WHAT THE TASK ASKS:
Please write the listing below out again exactly, leaving every picture behind.

>>>

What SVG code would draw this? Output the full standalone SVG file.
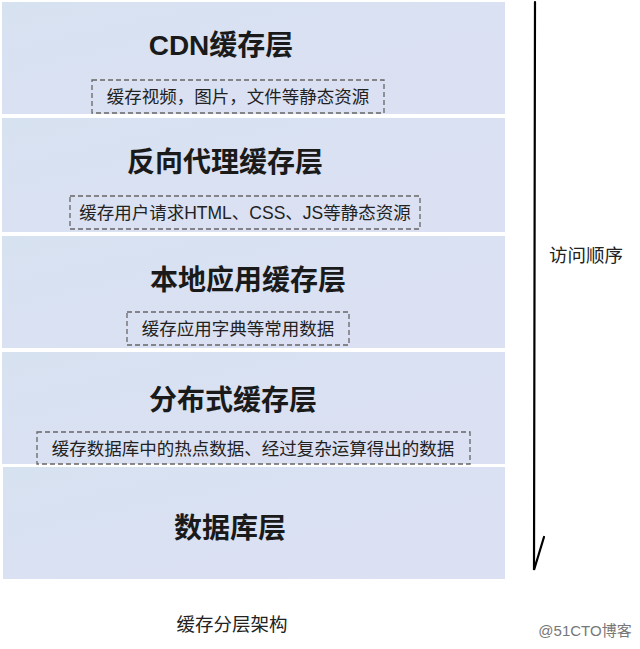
<svg xmlns="http://www.w3.org/2000/svg" width="640" height="649" viewBox="0 0 640 649">
<defs>
<linearGradient id="bg" x1="0" y1="0" x2="1" y2="1">
<stop offset="0" stop-color="#d7e2f1"/>
<stop offset="1" stop-color="#dce0f3"/>
</linearGradient>
</defs>
<style>
.band{fill:url(#bg);}
.title{font-family:"Liberation Sans","Noto Sans CJK SC",sans-serif;font-weight:bold;font-size:28px;fill:#1a1a1a;text-anchor:middle;}
.sub{font-family:"Liberation Sans","Noto Sans CJK SC",sans-serif;font-size:17.5px;fill:#222;text-anchor:middle;}
.dash{fill:none;stroke:#666;stroke-width:1.3;stroke-dasharray:5,3;}
.cap{font-family:"Liberation Sans","Noto Sans CJK SC",sans-serif;font-size:18.5px;fill:#222;text-anchor:middle;}
.line{fill:none;stroke:#000;stroke-width:2.2;stroke-linecap:round;}
</style>
<rect width="640" height="649" fill="#ffffff"/>
<g id="cdn">
<rect class="band" x="2" y="2" width="503" height="112"/>
<text class="title" x="221" y="55">CDN缓存层</text>
<rect class="dash" x="92" y="80" width="292" height="33"/>
<text class="sub" x="238" y="103">缓存视频，图片，文件等静态资源</text>
</g>
<g id="proxy">
<rect class="band" x="2" y="118" width="503" height="114"/>
<text class="title" x="225" y="172">反向代理缓存层</text>
<rect class="dash" x="70" y="196" width="350" height="33"/>
<text class="sub" x="245" y="219">缓存用户请求HTML、CSS、JS等静态资源</text>
</g>
<g id="local">
<rect class="band" x="2" y="236" width="503" height="112"/>
<text class="title" x="248" y="290">本地应用缓存层</text>
<rect class="dash" x="127" y="312" width="222" height="33"/>
<text class="sub" x="238" y="335">缓存应用字典等常用数据</text>
</g>
<g id="distributed">
<rect class="band" x="2" y="352" width="503" height="112"/>
<text class="title" x="233" y="410">分布式缓存层</text>
<rect class="dash" x="37" y="432" width="433" height="32"/>
<text class="sub" x="253" y="455">缓存数据库中的热点数据、经过复杂运算得出的数据</text>
</g>
<g id="database">
<rect class="band" x="3" y="467" width="502" height="112"/>
<text class="title" x="230" y="538">数据库层</text>
</g>
<g id="connectors">
<polyline class="line" points="535,2 534,570 544,537"/>
</g>
<text x="586" y="262" class="cap">访问顺序</text>
<text x="232" y="631" class="cap">缓存分层架构</text>
<text x="585" y="636" font-family="Liberation Sans,Noto Sans CJK SC,sans-serif" font-size="15" fill="#777" text-anchor="middle">@51CTO博客</text>
</svg>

<<<

WRITTEN ANSWER:
What SVG code would draw this? Output the full standalone SVG file.
<svg xmlns="http://www.w3.org/2000/svg" width="640" height="649" viewBox="0 0 640 649">
<defs>
<linearGradient id="bg" x1="0" y1="0" x2="1" y2="1">
<stop offset="0" stop-color="#d7e2f1"/>
<stop offset="1" stop-color="#dce0f3"/>
</linearGradient>
</defs>
<style>
.band{fill:url(#bg);}
.title{font-family:"Liberation Sans","Noto Sans CJK SC",sans-serif;font-weight:bold;font-size:28px;fill:#1a1a1a;text-anchor:middle;}
.sub{font-family:"Liberation Sans","Noto Sans CJK SC",sans-serif;font-size:17.5px;fill:#222;text-anchor:middle;}
.dash{fill:none;stroke:#666;stroke-width:1.3;stroke-dasharray:5,3;}
.cap{font-family:"Liberation Sans","Noto Sans CJK SC",sans-serif;font-size:18.5px;fill:#222;text-anchor:middle;}
.line{fill:none;stroke:#000;stroke-width:2.2;stroke-linecap:round;}
</style>
<rect width="640" height="649" fill="#ffffff"/>
<g id="cdn">
<rect class="band" x="2" y="2" width="503" height="112"/>
<text class="title" x="221" y="55">CDN缓存层</text>
<rect class="dash" x="92" y="80" width="292" height="33"/>
<text class="sub" x="238" y="103">缓存视频，图片，文件等静态资源</text>
</g>
<g id="proxy">
<rect class="band" x="2" y="118" width="503" height="114"/>
<text class="title" x="225" y="172">反向代理缓存层</text>
<rect class="dash" x="70" y="196" width="350" height="33"/>
<text class="sub" x="245" y="219">缓存用户请求HTML、CSS、JS等静态资源</text>
</g>
<g id="local">
<rect class="band" x="2" y="236" width="503" height="112"/>
<text class="title" x="248" y="290">本地应用缓存层</text>
<rect class="dash" x="127" y="312" width="222" height="33"/>
<text class="sub" x="238" y="335">缓存应用字典等常用数据</text>
</g>
<g id="distributed">
<rect class="band" x="2" y="352" width="503" height="112"/>
<text class="title" x="233" y="410">分布式缓存层</text>
<rect class="dash" x="37" y="432" width="433" height="32"/>
<text class="sub" x="253" y="455">缓存数据库中的热点数据、经过复杂运算得出的数据</text>
</g>
<g id="database">
<rect class="band" x="3" y="467" width="502" height="112"/>
<text class="title" x="230" y="538">数据库层</text>
</g>
<g id="connectors">
<polyline class="line" points="535,2 534,570 544,537"/>
</g>
<text x="586" y="262" class="cap">访问顺序</text>
<text x="232" y="631" class="cap">缓存分层架构</text>
<text x="585" y="636" font-family="Liberation Sans,Noto Sans CJK SC,sans-serif" font-size="15" fill="#777" text-anchor="middle">@51CTO博客</text>
</svg>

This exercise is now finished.